Orhan Pamuk, Prémio Nobel da Literatura 2006, através do seu maravilhoso livro, A Cidadela Branca, revela-nos um romance iniciático e encantatório da sua obra, uma marca da cultura turca e da procura da identidade e de uma nostalgia perdida do Ocidente. Istambul – Memórias de uma Cidade, onde nasceu e vive Pamuk, transformou-se numa inspirada autobiografia e num guia de viagem, que é uma obra-prima da literatura contemporânea, finalmente editada em Portugal. Contudo, além de Pamuk, e conhecidas as suas posições políticas de intelectual incómodo, tanto para os islamitas radicais como para os fervorosos nacionalistas, a Turquia tem revelado muito dinamismo do ponto de vista cultural.
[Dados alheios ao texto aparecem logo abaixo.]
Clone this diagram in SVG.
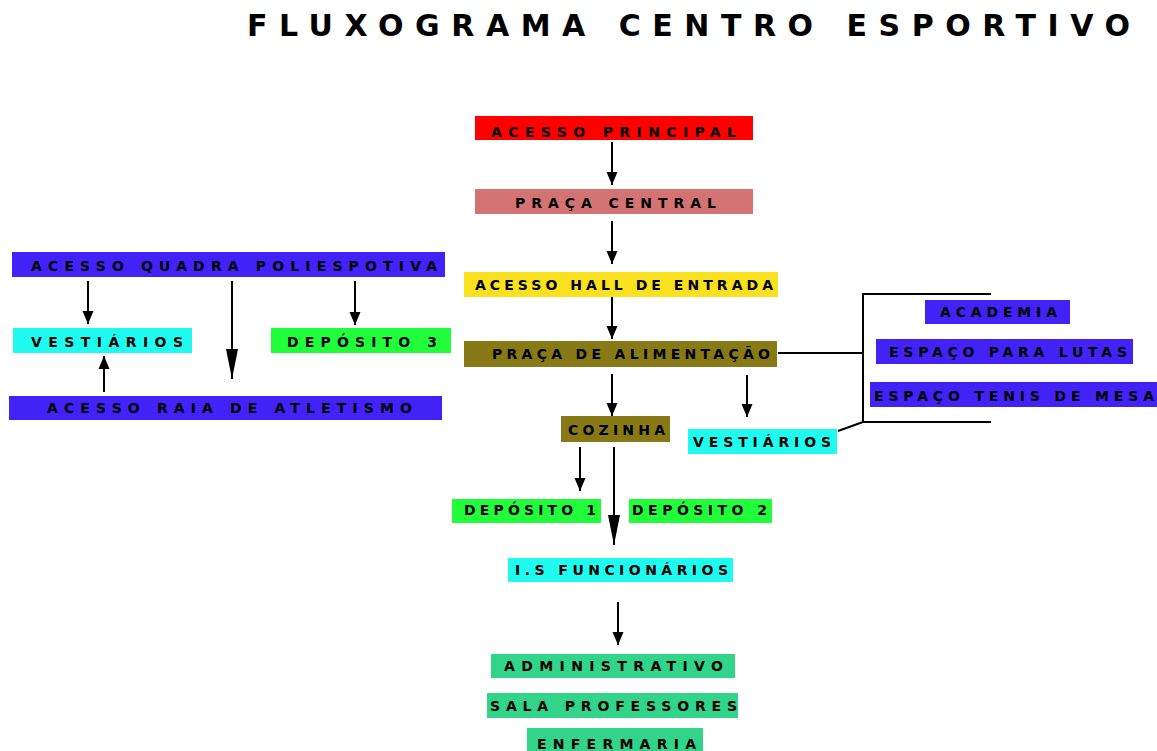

O realizador germano-turco Fatih Akim, no documentário Crossing the Bridge - The Sound of Istanbul (2006), despertou-nos para a magia dos sons de fusão da música turca e alternativa. Como aliás os seus filmes, A Noiva Turca ou Do Outro Lado, histórias passadas entre a Alemanha e a Turquia. O cineasta Nuri Blige Ceylan (Uzak, Climas, Three Monkeys) é uma grande referência do cinema de autor, mais ainda agora que se afirma com uma obra fotográfica de uma beleza surpreendente. Os Poemas de Amor, de Rumi, e os Poemas do Exílio e da Prisão, de Nâzim Hikmet, são clássicos da literatura mundial e o primeiro a principal referência do sofismo (a doutrina pacifista que influencia Güllen), ambos livros de cabeceira para quem gosta de adormecer ao som das palavras da vida. Existe na Turquia uma grande apetência para as experiências ao nível das artes visuais e performativas, em paticular do teatro e da dança, experiências essa que ainda não chegaram a Portugal com a relevância merecida, mas que vale a pena conhecer, com excepção das surpreendentes obras coreográficas de Aydin Teker e Mustafa Kaplan, que tivemos a oportunidade de ver no Alkantara Festival. Depois de todas estas referências às quais a nossa memória nos agarra, há ainda o filme com personagens reais, Tintin et Le Mystère de la Toison d’Or (1961), rodado em Istambul, uma cidade onde temos a sensação de encontrar as origens, as raízes espirituais e culturais da Europa de hoje.